> Record set:
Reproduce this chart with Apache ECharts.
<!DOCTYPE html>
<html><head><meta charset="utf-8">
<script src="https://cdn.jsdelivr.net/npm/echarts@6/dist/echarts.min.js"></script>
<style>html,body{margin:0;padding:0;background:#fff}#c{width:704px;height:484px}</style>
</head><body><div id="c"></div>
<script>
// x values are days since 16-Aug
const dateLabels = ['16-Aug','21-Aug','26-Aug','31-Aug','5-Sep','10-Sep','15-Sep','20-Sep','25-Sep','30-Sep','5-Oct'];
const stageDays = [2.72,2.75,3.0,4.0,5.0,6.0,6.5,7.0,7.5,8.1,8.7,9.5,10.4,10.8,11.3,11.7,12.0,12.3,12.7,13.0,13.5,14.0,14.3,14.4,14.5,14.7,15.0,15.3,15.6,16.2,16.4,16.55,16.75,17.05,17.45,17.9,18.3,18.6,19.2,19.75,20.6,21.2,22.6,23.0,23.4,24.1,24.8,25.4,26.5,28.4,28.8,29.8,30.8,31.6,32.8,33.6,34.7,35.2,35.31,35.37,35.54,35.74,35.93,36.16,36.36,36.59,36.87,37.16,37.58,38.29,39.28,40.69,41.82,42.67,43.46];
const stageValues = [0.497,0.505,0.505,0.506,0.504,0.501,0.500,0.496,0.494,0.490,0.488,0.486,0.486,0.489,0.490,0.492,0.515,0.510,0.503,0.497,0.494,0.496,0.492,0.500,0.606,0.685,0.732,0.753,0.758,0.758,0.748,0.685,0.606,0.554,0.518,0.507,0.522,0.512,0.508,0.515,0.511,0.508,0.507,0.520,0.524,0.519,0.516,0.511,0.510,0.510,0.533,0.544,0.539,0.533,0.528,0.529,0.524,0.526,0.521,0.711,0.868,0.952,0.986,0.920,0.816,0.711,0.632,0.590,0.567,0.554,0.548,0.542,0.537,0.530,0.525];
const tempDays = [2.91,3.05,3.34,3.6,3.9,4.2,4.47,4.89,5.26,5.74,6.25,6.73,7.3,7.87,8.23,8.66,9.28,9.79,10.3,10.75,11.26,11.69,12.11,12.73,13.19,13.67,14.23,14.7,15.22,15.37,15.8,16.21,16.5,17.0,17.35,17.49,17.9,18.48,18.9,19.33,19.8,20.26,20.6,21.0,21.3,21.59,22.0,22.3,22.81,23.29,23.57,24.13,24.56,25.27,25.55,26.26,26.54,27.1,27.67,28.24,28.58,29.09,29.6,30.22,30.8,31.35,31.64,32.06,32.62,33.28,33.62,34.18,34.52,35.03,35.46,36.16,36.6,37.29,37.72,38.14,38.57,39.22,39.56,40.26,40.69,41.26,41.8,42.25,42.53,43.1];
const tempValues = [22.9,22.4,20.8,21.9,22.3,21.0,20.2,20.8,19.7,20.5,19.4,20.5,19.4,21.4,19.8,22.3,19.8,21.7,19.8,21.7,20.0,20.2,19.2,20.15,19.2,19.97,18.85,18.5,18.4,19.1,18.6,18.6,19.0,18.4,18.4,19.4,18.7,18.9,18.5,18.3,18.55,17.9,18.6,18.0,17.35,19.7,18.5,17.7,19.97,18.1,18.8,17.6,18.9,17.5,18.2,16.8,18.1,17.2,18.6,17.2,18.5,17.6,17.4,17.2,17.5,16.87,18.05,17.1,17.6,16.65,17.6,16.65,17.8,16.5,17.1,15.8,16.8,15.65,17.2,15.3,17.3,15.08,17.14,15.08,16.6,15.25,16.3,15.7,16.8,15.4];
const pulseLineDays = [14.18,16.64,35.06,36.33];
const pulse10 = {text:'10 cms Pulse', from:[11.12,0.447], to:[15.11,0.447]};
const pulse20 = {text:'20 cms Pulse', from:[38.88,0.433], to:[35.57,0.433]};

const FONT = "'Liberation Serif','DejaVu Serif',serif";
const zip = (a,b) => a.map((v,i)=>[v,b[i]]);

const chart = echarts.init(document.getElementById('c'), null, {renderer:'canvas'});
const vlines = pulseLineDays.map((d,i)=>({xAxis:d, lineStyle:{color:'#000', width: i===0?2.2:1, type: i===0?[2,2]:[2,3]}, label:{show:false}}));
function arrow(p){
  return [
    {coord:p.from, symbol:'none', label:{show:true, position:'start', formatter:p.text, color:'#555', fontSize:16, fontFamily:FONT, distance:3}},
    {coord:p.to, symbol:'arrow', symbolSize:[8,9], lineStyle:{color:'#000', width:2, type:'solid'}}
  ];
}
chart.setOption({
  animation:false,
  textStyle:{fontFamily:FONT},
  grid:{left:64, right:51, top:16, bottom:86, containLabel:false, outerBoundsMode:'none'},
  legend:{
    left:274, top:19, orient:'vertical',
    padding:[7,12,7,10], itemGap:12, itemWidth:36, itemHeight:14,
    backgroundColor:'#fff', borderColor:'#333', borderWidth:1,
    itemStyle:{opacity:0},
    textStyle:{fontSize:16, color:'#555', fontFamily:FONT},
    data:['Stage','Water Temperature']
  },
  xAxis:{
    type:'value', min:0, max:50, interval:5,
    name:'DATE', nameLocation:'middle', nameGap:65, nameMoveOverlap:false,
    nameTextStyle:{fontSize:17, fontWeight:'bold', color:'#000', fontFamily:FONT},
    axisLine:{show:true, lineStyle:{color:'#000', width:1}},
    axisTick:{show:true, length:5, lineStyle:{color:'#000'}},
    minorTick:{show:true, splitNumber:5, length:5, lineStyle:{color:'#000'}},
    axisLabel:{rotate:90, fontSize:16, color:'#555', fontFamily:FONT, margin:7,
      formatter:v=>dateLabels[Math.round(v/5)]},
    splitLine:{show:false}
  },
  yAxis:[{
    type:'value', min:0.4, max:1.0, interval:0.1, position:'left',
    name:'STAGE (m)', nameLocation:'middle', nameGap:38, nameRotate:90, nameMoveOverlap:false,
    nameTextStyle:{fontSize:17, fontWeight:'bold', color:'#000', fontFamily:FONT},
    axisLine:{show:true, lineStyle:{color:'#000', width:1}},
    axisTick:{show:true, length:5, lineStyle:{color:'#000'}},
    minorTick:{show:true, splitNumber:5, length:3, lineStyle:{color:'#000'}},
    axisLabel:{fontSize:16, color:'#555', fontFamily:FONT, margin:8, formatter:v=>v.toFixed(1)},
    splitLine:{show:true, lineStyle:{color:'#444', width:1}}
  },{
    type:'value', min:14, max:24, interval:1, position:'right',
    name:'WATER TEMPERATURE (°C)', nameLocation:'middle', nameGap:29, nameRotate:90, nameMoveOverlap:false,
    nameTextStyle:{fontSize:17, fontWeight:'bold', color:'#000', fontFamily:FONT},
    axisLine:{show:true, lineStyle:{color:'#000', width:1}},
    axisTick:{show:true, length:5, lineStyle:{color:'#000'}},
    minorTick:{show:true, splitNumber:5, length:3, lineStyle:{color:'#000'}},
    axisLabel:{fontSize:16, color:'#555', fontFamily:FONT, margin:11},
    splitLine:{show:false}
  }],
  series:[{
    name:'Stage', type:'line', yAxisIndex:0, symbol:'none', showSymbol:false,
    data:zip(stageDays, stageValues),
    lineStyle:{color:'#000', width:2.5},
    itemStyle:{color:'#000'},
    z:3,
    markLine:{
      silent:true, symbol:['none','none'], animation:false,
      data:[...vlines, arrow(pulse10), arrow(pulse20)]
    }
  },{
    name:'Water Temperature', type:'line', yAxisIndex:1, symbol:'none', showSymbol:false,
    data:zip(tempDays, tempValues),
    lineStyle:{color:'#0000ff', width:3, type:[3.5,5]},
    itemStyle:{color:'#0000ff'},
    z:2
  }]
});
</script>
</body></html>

...

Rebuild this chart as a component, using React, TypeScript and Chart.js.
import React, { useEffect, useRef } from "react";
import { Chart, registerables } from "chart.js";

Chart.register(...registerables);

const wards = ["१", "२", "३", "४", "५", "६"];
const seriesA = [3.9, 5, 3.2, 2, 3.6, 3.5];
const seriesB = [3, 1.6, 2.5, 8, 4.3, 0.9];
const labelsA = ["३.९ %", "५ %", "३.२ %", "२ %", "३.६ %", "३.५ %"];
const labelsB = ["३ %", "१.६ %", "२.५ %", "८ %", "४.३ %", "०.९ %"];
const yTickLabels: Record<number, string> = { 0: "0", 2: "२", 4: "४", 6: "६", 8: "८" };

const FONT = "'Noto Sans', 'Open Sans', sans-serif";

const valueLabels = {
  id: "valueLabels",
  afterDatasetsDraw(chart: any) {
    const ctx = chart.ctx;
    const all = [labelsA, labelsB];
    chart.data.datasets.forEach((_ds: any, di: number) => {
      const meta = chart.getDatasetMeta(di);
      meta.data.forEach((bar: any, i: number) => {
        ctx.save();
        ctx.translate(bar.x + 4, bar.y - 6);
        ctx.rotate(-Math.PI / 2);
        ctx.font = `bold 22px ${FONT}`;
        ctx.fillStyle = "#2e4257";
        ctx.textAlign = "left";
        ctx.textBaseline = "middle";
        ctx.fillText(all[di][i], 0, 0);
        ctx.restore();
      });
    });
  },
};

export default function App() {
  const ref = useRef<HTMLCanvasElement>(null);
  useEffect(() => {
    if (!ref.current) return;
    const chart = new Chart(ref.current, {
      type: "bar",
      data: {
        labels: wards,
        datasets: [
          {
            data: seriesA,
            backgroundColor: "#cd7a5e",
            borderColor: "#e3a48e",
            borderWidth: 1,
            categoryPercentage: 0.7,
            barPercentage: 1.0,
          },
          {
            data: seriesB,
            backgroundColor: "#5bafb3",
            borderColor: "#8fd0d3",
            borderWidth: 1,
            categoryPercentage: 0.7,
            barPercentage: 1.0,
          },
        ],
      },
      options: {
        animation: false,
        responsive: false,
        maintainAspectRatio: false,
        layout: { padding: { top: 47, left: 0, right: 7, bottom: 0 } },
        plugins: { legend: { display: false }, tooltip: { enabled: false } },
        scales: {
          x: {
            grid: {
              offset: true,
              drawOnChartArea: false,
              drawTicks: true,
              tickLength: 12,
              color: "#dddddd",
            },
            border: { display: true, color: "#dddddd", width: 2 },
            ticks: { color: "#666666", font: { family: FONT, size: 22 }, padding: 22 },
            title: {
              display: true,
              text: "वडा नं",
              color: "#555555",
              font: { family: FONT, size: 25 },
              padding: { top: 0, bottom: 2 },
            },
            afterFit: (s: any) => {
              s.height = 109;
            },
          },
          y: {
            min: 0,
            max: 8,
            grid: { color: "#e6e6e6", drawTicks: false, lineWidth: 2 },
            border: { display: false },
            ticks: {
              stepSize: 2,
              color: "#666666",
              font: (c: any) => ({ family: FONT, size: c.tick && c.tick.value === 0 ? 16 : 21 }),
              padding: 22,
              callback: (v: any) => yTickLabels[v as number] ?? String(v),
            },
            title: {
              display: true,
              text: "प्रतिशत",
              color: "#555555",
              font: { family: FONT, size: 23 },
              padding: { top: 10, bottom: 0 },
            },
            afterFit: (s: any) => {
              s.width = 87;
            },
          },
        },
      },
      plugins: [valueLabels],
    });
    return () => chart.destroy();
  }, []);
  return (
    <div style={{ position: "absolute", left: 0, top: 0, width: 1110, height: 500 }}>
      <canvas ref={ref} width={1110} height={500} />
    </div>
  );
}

> Task requirements:
Your answer should be a single number: how many lines in the data above include "this"?

> Answer for the task:
2